Exercise brief: Every line that contains the word "LaTeX" should be copied out.

---------- Data supplied ----------

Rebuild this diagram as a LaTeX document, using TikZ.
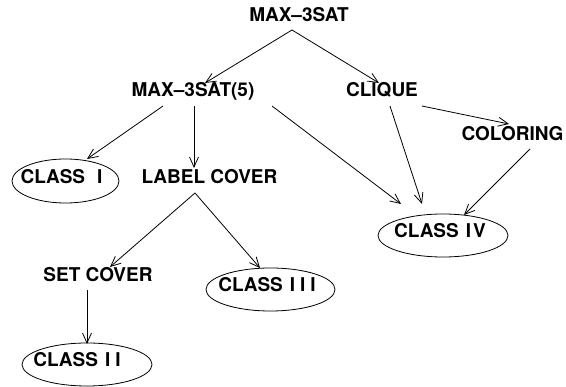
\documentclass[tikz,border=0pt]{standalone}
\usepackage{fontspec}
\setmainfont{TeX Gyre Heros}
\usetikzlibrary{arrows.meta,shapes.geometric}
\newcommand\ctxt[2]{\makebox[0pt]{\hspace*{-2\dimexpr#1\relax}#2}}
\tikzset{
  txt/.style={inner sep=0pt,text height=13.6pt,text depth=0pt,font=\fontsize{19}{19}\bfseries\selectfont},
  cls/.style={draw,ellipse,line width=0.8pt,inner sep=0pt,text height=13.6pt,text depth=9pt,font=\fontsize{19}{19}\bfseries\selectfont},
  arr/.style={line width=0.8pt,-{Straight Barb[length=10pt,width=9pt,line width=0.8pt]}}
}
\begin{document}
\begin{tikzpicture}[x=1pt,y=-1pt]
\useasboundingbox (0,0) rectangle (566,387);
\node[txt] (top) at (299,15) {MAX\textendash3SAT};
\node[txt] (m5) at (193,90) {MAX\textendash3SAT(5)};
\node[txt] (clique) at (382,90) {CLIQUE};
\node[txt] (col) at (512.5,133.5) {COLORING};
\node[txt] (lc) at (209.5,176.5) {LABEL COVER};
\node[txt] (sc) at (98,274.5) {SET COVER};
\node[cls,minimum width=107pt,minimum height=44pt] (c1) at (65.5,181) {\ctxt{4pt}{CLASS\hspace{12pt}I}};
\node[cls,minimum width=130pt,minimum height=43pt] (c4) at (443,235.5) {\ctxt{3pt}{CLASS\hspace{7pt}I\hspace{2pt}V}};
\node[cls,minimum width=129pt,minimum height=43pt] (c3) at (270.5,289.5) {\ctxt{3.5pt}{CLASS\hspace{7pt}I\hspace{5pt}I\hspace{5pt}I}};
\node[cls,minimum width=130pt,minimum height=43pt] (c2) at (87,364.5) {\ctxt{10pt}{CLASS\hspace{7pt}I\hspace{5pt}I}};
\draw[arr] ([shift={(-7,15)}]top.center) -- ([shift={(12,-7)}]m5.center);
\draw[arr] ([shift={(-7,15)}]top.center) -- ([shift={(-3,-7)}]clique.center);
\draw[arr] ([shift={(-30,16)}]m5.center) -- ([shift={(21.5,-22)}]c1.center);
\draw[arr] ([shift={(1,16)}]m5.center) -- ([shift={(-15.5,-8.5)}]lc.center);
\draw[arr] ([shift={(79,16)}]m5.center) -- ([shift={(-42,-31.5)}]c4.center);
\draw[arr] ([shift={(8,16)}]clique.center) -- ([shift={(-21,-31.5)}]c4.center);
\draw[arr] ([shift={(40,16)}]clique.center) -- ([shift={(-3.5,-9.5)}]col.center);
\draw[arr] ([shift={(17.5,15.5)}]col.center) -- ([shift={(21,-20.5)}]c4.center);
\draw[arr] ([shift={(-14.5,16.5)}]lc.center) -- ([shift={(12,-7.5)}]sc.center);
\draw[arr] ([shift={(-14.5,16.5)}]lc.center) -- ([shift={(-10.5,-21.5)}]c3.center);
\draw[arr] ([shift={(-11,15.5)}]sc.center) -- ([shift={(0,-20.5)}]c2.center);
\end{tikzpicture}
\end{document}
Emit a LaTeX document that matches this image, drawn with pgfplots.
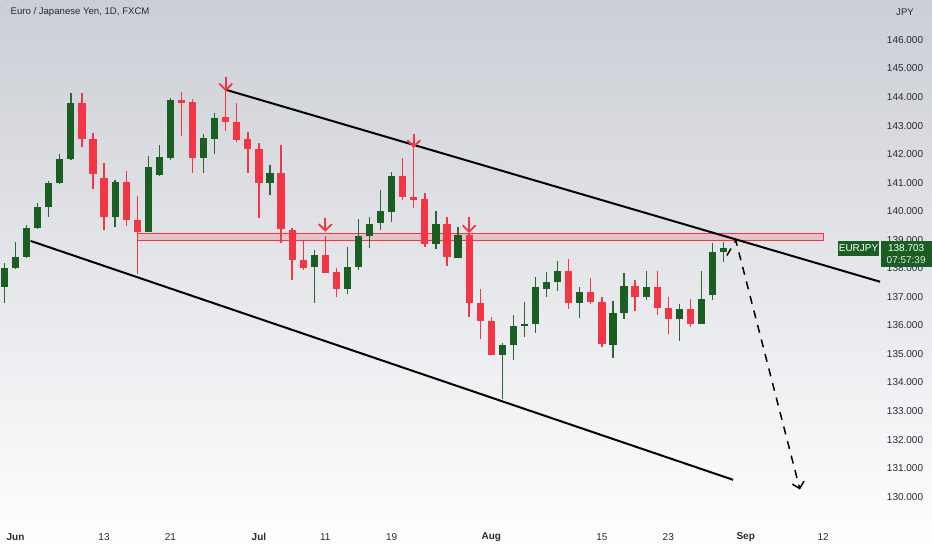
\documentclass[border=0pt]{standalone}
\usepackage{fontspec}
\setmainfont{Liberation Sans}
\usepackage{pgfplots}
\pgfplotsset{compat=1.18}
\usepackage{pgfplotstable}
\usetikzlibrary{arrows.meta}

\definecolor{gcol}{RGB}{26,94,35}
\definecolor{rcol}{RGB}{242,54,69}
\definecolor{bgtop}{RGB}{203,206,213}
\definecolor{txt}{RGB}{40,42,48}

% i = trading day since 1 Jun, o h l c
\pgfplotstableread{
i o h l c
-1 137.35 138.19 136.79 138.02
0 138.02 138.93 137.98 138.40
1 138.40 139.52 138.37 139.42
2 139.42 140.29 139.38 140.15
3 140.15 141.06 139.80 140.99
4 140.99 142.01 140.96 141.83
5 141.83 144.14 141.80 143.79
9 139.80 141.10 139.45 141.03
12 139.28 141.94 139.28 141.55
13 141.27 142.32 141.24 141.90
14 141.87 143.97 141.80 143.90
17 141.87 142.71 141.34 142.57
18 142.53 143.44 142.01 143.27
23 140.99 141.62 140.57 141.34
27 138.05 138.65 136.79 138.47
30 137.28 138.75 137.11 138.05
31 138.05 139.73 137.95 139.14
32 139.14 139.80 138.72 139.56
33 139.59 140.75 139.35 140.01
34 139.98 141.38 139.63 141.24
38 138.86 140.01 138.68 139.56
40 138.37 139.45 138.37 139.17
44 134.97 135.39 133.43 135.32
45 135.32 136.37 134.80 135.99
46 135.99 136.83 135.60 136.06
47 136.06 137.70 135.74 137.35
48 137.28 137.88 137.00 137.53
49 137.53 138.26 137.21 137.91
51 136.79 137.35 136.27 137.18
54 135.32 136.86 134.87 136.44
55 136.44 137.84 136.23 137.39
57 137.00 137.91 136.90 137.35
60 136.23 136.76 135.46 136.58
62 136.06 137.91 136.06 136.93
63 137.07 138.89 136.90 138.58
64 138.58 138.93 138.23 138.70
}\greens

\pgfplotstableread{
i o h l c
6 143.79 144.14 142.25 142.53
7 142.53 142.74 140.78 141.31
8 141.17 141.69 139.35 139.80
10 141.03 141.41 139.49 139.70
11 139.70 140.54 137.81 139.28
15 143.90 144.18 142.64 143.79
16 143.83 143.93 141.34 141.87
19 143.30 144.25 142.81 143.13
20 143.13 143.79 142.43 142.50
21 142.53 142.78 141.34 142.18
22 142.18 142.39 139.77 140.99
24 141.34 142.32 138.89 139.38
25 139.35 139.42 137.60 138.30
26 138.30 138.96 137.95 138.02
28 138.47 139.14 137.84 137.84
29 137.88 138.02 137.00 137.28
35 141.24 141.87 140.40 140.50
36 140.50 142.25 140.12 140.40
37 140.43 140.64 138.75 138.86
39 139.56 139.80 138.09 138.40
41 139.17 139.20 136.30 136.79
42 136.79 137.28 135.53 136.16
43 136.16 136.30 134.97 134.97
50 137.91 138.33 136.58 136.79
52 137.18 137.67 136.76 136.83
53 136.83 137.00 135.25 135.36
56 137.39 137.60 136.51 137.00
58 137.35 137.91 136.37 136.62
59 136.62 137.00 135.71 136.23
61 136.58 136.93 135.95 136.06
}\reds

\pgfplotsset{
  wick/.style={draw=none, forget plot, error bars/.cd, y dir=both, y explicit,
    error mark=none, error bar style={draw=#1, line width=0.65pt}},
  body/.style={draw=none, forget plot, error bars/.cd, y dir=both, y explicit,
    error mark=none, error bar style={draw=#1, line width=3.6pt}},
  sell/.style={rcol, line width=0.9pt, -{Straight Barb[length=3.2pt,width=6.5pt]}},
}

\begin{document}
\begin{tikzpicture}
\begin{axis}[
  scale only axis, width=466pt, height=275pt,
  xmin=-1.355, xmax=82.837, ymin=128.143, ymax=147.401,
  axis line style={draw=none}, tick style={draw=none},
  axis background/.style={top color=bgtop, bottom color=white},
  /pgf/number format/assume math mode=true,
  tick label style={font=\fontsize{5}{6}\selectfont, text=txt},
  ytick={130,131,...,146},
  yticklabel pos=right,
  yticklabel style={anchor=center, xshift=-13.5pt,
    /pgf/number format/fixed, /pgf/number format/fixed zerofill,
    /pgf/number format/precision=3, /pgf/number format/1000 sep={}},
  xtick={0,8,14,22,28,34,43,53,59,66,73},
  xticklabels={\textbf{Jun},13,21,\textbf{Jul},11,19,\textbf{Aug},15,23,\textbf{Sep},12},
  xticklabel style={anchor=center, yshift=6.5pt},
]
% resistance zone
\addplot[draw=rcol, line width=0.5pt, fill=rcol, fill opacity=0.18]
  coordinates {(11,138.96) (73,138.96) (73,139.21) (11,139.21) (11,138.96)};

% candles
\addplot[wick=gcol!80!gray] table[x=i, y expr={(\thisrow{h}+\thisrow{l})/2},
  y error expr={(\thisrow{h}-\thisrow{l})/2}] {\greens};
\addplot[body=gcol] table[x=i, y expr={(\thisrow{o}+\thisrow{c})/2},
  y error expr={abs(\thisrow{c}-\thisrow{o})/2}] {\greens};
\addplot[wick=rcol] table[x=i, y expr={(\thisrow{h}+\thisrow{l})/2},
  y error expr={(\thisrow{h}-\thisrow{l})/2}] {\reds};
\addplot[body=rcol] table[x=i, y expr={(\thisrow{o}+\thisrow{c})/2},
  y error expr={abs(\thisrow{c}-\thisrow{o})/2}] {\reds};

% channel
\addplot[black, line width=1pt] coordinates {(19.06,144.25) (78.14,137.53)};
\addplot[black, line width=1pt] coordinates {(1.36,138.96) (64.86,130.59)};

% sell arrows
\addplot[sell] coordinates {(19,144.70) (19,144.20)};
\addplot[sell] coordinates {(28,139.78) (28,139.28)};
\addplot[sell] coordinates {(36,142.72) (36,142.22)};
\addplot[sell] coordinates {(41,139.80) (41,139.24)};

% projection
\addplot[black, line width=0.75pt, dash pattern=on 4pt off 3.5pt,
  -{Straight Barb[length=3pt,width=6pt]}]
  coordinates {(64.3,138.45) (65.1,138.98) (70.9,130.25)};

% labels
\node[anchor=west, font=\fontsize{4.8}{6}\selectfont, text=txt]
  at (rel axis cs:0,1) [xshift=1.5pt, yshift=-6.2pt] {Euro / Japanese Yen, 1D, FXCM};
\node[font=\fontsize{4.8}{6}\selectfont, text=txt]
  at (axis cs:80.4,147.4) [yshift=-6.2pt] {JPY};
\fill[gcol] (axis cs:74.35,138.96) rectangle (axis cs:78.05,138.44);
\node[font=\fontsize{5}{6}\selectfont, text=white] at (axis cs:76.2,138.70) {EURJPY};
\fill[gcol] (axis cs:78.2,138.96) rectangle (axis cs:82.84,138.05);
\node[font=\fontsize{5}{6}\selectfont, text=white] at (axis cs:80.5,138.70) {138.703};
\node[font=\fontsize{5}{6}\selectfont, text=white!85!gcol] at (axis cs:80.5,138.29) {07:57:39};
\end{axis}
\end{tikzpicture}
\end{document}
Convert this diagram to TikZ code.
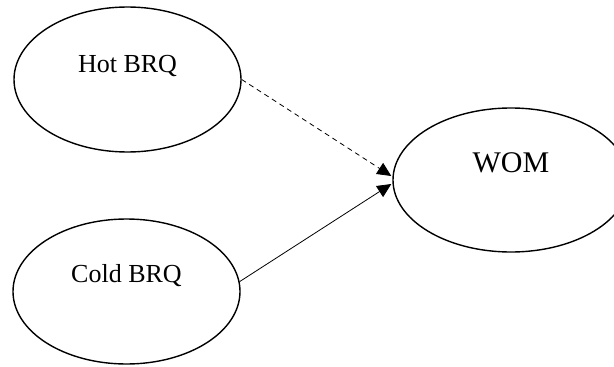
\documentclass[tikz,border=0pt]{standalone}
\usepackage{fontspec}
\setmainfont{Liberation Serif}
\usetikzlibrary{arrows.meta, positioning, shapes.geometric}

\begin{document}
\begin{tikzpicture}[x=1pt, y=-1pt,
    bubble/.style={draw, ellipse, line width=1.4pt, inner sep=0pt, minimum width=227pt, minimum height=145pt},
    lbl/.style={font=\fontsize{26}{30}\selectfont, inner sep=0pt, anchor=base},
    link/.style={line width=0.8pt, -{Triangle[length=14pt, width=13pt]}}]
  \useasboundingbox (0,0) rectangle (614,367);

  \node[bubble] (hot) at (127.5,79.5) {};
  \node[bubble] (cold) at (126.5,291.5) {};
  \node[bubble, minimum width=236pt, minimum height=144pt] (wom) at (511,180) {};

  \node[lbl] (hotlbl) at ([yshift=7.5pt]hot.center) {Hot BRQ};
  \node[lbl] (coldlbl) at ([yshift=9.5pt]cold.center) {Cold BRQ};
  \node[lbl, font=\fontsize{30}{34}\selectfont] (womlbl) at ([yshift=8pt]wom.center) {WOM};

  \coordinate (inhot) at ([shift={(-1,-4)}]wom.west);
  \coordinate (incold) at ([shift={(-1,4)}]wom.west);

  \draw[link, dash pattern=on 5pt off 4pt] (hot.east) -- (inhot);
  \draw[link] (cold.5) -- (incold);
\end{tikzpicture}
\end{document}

----------

Answer in full:
Rebuild this diagram as a LaTeX document, using TikZ.
Emit a LaTeX document that matches this image, drawn with pgfplots.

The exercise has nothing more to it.